The Cooper Union for the Advancement of Science and Art, a New York City-based school that controversially discontinued its commitment to free tuition last year, may oust its current president as part of a broader deal with the state attorney general's office, the New York Times reports.
Details of the investigation
Cooper Union was founded in 1859 with a mission to be "open and free to all." For most of its history, the school relied on its significant endowment to provide an education to its students tuition-free.
But last year, Cooper Union began charging tuition. President Jamshed Bharucha said at the time that the change was necessary to remain financially viable.
The New York State Attorney General began investigating the school's decision to charge tuition last year, in addition to other financial decisions over the past decade. Ten years ago, the school borrowed $175 million to construct a new building and renegotiated terms of a real estate agreement—some say unfavorably.
According to allegations, board members at Cooper Union may have had conflicts of interest related to the rental agreement. According to the Times, the board has voted to offer to not renew Bharucha's contract next year as part of a broader deal with the attorney general over the school's governance.
The financial deals predate Bharucha's tenure, who joined the school in 2011.

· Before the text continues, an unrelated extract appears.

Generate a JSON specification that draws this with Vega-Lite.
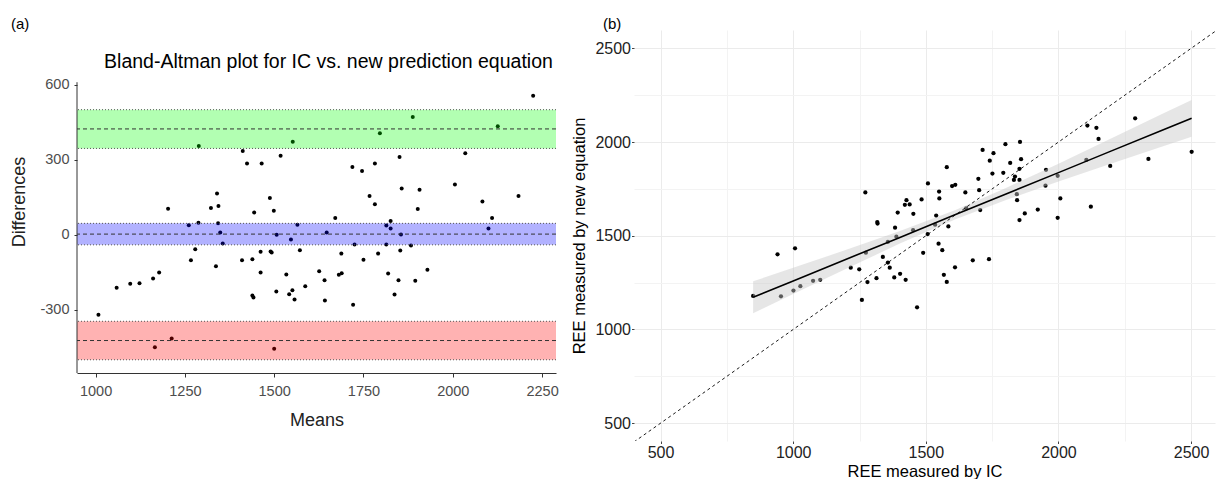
{
  "$schema": "https://vega.github.io/schema/vega-lite/v6.json",
  "background": "white",
  "padding": {"left": 10, "top": 17, "right": 2, "bottom": 2},
  "spacing": 12,
  "config": {
    "view": {"stroke": null},
    "font": "Liberation Sans",
    "axis": {"titleFontWeight": "normal", "labelExpr": "'' + datum.value"},
    "title": {"fontWeight": "normal", "color": "#000", "fontSize": 15, "font": "Liberation Sans"}
  },
  "datasets": {
    "ba": [
      {"m":2225,"d":556},{"m":1888,"d":471},{"m":2126,"d":434},{"m":1796,"d":406},{"m":1552,"d":372},{"m":1289,"d":355},{"m":1412,"d":335},{"m":2035,"d":326},{"m":1518,"d":316},{"m":1851,"d":311},{"m":1424,"d":285},{"m":1465,"d":285},{"m":1782,"d":285},{"m":1719,"d":271},{"m":1746,"d":255},{"m":2006,"d":201},{"m":1857,"d":185},{"m":1907,"d":180},{"m":1340,"d":165},{"m":2184,"d":155},{"m":1767,"d":155},{"m":1488,"d":147},{"m":2083,"d":133},{"m":1782,"d":121},{"m":1344,"d":114},{"m":1323,"d":106},{"m":1203,"d":103},{"m":1902,"d":102},{"m":1499,"d":95},{"m":1444,"d":88},{"m":1671,"d":66},{"m":2110,"d":66},{"m":1826,"d":54},
      {"m":1261,"d":37},{"m":1288,"d":47},{"m":1343,"d":45},{"m":1565,"d":39},{"m":1814,"d":36},{"m":1826,"d":24},{"m":2100,"d":24},{"m":1349,"d":8},{"m":1647,"d":8},{"m":1507,"d":-1},{"m":1855,"d":0},{"m":1547,"d":-20},{"m":1356,"d":-36},{"m":1725,"d":-40},{"m":1814,"d":-40},{"m":1883,"d":-44},{"m":1279,"d":-59},{"m":1572,"d":-63},{"m":1853,"d":-64},{"m":1462,"d":-69},{"m":1490,"d":-68},{"m":1493,"d":-72},{"m":1688,"d":-76},{"m":1791,"d":-76},{"m":1267,"d":-103},{"m":1410,"d":-103},{"m":1439,"d":-99},{"m":1750,"d":-101},{"m":1337,"d":-127},{"m":1929,"d":-141},{"m":1626,"d":-147},{"m":1462,"d":-152},{"m":1178,"d":-152},{"m":1689,"d":-155},{"m":1681,"d":-161},{"m":1819,"d":-156},{"m":1534,"d":-160},{"m":1161,"d":-176},{"m":1641,"d":-183},{"m":1848,"d":-183},{"m":1895,"d":-185},{"m":1123,"d":-195},{"m":1097,"d":-197},{"m":1587,"d":-207},{"m":1059,"d":-213},{"m":1551,"d":-223},{"m":1506,"d":-228},{"m":1439,"d":-244},{"m":1442,"d":-252},{"m":1542,"d":-239},{"m":1837,"d":-240},{"m":1557,"d":-260},{"m":1642,"d":-264},{"m":1721,"d":-281},{"m":1008,"d":-321},{"m":1213,"d":-416},{"m":1166,"d":-451},{"m":1500,"d":-457}
    ],
    "bands": [
      {"band":"upper","lo":345,"mid":423,"hi":500},
      {"band":"mean","lo":-41,"mid":2,"hi":45},
      {"band":"lower","lo":-501,"mid":-424,"hi":-347}
    ],
    "pts": [
      {"ic":2289,"ne":2127},{"ic":2109,"ne":2088},{"ic":2143,"ne":2076},{"ic":2151,"ne":2017},{"ic":2502,"ne":1948},{"ic":2339,"ne":1910},{"ic":2105,"ne":1905},{"ic":2195,"ne":1873},{"ic":2122,"ne":1655},{"ic":2007,"ne":1699},{"ic":1997,"ne":1596},{"ic":1997,"ne":1820},{"ic":1953,"ne":1852},{"ic":1951,"ne":1767},{"ic":1922,"ne":1640},{"ic":1873,"ne":1619},{"ic":1853,"ne":1584},{"ic":1855,"ne":2001},{"ic":1859,"ne":1909},{"ic":1853,"ne":1857},{"ic":1853,"ne":1798},{"ic":1836,"ne":1816},{"ic":1832,"ne":1798},{"ic":1843,"ne":1722},{"ic":1844,"ne":1690},{"ic":1818,"ne":1889},{"ic":1800,"ne":1989},{"ic":1792,"ne":1836},{"ic":1755,"ne":1941},{"ic":1741,"ne":1901},{"ic":1714,"ne":1958},{"ic":1751,"ne":1832},{"ic":1698,"ne":1804},{"ic":1701,"ne":1743},{"ic":1705,"ne":1637},{"ic":1649,"ne":1731},{"ic":1652,"ne":1646},{"ic":1611,"ne":1772},{"ic":1599,"ne":1765},{"ic":1579,"ne":1866},{"ic":1550,"ne":1736},{"ic":1551,"ne":1699},{"ic":1539,"ne":1608},{"ic":1535,"ne":1559},{"ic":1585,"ne":1550},{"ic":1508,"ne":1779},{"ic":1484,"ne":1694},{"ic":1453,"ne":1617},{"ic":1439,"ne":1667},{"ic":1427,"ne":1690},{"ic":1421,"ne":1665},{"ic":1452,"ne":1530},{"ic":1394,"ne":1624},{"ic":1384,"ne":1543},{"ic":1389,"ne":1495},{"ic":1317,"ne":1573},{"ic":1318,"ne":1565},{"ic":1272,"ne":1731},{"ic":1507,"ne":1509},{"ic":1548,"ne":1458},{"ic":1007,"ne":1433},{"ic":1357,"ne":1468},
      {"ic":941,"ne":1401},{"ic":849,"ne":1179},{"ic":954,"ne":1177},{"ic":1001,"ne":1208},{"ic":1027,"ne":1231},{"ic":1075,"ne":1260},{"ic":1102,"ne":1265},{"ic":1217,"ne":1330},{"ic":1249,"ne":1321},{"ic":1259,"ne":1158},{"ic":1274,"ne":1410},{"ic":1280,"ne":1253},{"ic":1314,"ne":1274},{"ic":1338,"ne":1387},{"ic":1357,"ne":1357},{"ic":1364,"ne":1330},{"ic":1381,"ne":1278},{"ic":1403,"ne":1297},{"ic":1424,"ne":1265},{"ic":1467,"ne":1118},{"ic":1490,"ne":1409},{"ic":1562,"ne":1423},{"ic":1568,"ne":1292},{"ic":1579,"ne":1254},{"ic":1610,"ne":1332},{"ic":1677,"ne":1369},{"ic":1738,"ne":1375}
    ],
    "fit": [
      {"x":849,"fit":1172,"lo":1087,"hi":1257},{"x":1000,"fit":1259,"lo":1189,"hi":1329},{"x":1200,"fit":1375,"lo":1324,"hi":1425},{"x":1400,"fit":1490,"lo":1457,"hi":1524},{"x":1612,"fit":1613,"lo":1588,"hi":1638},{"x":1800,"fit":1722,"lo":1690,"hi":1754},{"x":2000,"fit":1837,"lo":1789,"hi":1885},{"x":2200,"fit":1953,"lo":1886,"hi":2020},{"x":2400,"fit":2068,"lo":1981,"hi":2156},{"x":2502,"fit":2127,"lo":2029,"hi":2225}
    ],
    "identity": [{"a":400},{"a":2600}],
    "one": [{"t":"Bland-Altman plot for IC vs. new prediction equation"}]
  },
  "hconcat": [
    {
      "width": 479,
      "height": 343,
      "title": {"text": "(a)", "anchor": "start", "frame": "group", "dx": -66, "offset": -2},
      "layer": [
        {
          "data": {"name": "ba"},
          "mark": {"type": "circle", "size": 16, "color": "#000", "opacity": 1},
          "encoding": {
            "x": {"field": "m", "type": "quantitative",
              "scale": {"domain": [948, 2289], "nice": false, "zero": false},
              "axis": {"values": [1000,1250,1500,1750,2000,2250], "title": "Means", "titleFontSize": 18, "titleColor": "#222", "labelFontSize": 14.5, "labelColor": "#4d4d4d", "grid": false, "domain": true, "domainColor": "#333", "tickColor": "#333", "tickSize": 4, "labelPadding": 7, "titlePadding": 14}},
            "y": {"field": "d", "type": "quantitative",
              "scale": {"domain": [-554, 819], "nice": false, "zero": false},
              "axis": {"values": [-300,0,300,600], "title": "Differences", "titleFontSize": 18, "titleColor": "#222", "labelFontSize": 14.5, "labelColor": "#4d4d4d", "grid": false, "domain": false, "tickColor": "#333", "tickSize": 3, "labelPadding": 5, "titlePadding": 11}}
          }
        },
        {
          "data": {"name": "bands"},
          "mark": {"type": "rect", "opacity": 0.3},
          "encoding": {
            "x": {"datum": 948},
            "x2": {"datum": 2289},
            "y": {"field": "lo", "type": "quantitative"},
            "y2": {"field": "hi"},
            "color": {"field": "band", "type": "nominal", "legend": null,
              "scale": {"domain": ["upper", "mean", "lower"], "range": ["#00ff00", "#0000ff", "#ff0000"]}}
          }
        },
        {
          "data": {"name": "bands"},
          "mark": {"type": "rule", "color": "#555", "strokeDash": [1, 2], "strokeWidth": 1},
          "encoding": {"y": {"field": "lo", "type": "quantitative"}}
        },
        {
          "data": {"name": "bands"},
          "mark": {"type": "rule", "color": "#555", "strokeDash": [1, 2], "strokeWidth": 1},
          "encoding": {"y": {"field": "hi", "type": "quantitative"}}
        },
        {
          "data": {"name": "bands"},
          "mark": {"type": "rule", "color": "#333", "strokeDash": [4, 3], "strokeWidth": 1},
          "encoding": {"y": {"field": "mid", "type": "quantitative"}}
        },
        {
          "data": {"name": "one"},
          "mark": {"type": "rule", "color": "#333", "strokeWidth": 1},
          "encoding": {"x": {"datum": 948}, "y": {"datum": -554}, "y2": {"datum": 610}}
        },
        {
          "data": {"name": "one"},
          "mark": {"type": "text", "fontSize": 19.5, "font": "Liberation Sans", "color": "#000", "align": "center", "baseline": "middle"},
          "encoding": {"text": {"field": "t"}, "x": {"datum": 1652}, "y": {"datum": 692}}
        }
      ]
    },
    {
      "width": 581,
      "height": 411,
      "title": {"text": "(b)", "anchor": "start", "frame": "group", "dx": -31, "offset": -2},
      "resolve": {"axis": {"x": "independent", "y": "independent"}},
      "layer": [
        {
          "data": {"name": "pts"},
          "mark": {"type": "circle", "size": 18, "color": "#000", "opacity": 1},
          "encoding": {
            "x": {"field": "ic", "type": "quantitative",
              "scale": {"domain": [400, 2590], "nice": false, "zero": false},
              "axis": {"values": [500,1000,1500,2000,2500], "title": "REE measured by IC", "titleFontSize": 16.5, "titleColor": "#000", "labelFontSize": 16, "labelColor": "#222", "grid": true, "gridColor": "#ebebeb", "domain": false, "ticks": true, "tickSize": 2.5, "tickColor": "#444", "labelPadding": 1, "titlePadding": 3}},
            "y": {"field": "ne", "type": "quantitative",
              "scale": {"domain": [405, 2598], "nice": false, "zero": false},
              "axis": {"values": [500,1000,1500,2000,2500], "title": "REE measured by new equation", "titleFontSize": 16.5, "titleColor": "#000", "labelFontSize": 16, "labelColor": "#222", "grid": true, "gridColor": "#ebebeb", "domain": false, "ticks": true, "tickSize": 2.5, "tickColor": "#444", "labelPadding": 1, "titlePadding": 7}}
          }
        },
        {
          "data": {"name": "fit"},
          "mark": {"type": "area", "color": "#c8c8c8", "opacity": 0.45},
          "encoding": {
            "x": {"field": "x", "type": "quantitative", "axis": null},
            "y": {"field": "lo", "type": "quantitative", "axis": null},
            "y2": {"field": "hi"}
          }
        },
        {
          "data": {"name": "fit"},
          "mark": {"type": "line", "color": "#000", "strokeWidth": 1.6},
          "encoding": {
            "x": {"field": "x", "type": "quantitative", "axis": null},
            "y": {"field": "fit", "type": "quantitative", "axis": null}
          }
        },
        {
          "data": {"name": "identity"},
          "mark": {"type": "line", "color": "#000", "strokeWidth": 0.9, "strokeDash": [3, 3], "clip": true},
          "encoding": {
            "x": {"field": "a", "type": "quantitative",
              "axis": {"values": [750,1250,1750,2250], "title": null, "labels": false, "ticks": false, "domain": false, "grid": true, "gridColor": "#f3f3f3"}},
            "y": {"field": "a", "type": "quantitative",
              "axis": {"values": [750,1250,1750,2250], "title": null, "labels": false, "ticks": false, "domain": false, "grid": true, "gridColor": "#f3f3f3"}}
          }
        }
      ]
    }
  ]
}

But anonymous board members told the Times that his support for the school's tuition—among other areas of friction with the board—meant a leadership change may be needed.
Richard Emery, a lawyer who is representing a group of faculty, alumni, and students who are opposed to charging tuition, agrees that a change in leadership is likely required. Shoring up the school's finances "is going to take a dramatic change in the way Cooper Union is run, therefore Bharucha has to go," he says.
Bharucha's departure probably would not halt the government investigation.
According to the Times, the attorney general is pushing for a series of governance reforms and a period of monitoring for the board. In addition, the attorney general's office is also mediating a dispute between Cooper Union and a group of alumni who feel the decision to charge tuition violated the terms of the trust that established the school.
How to deal with a destructive trustee
Barbara Mather, a lawyer for the trustees, says the board's decision was legal.
Bharucha told the Times that the decision to begin charging tuition was made out of financial necessity. He says that when he became president, he quickly discovered the school's operating deficit was double what had been thought, so he made some changes to improve revenue. Undoing those changes would be "catastrophic," he says (Harris, New York Times, 4/10; Stewart, "Common Sense," New York Times, 4/9).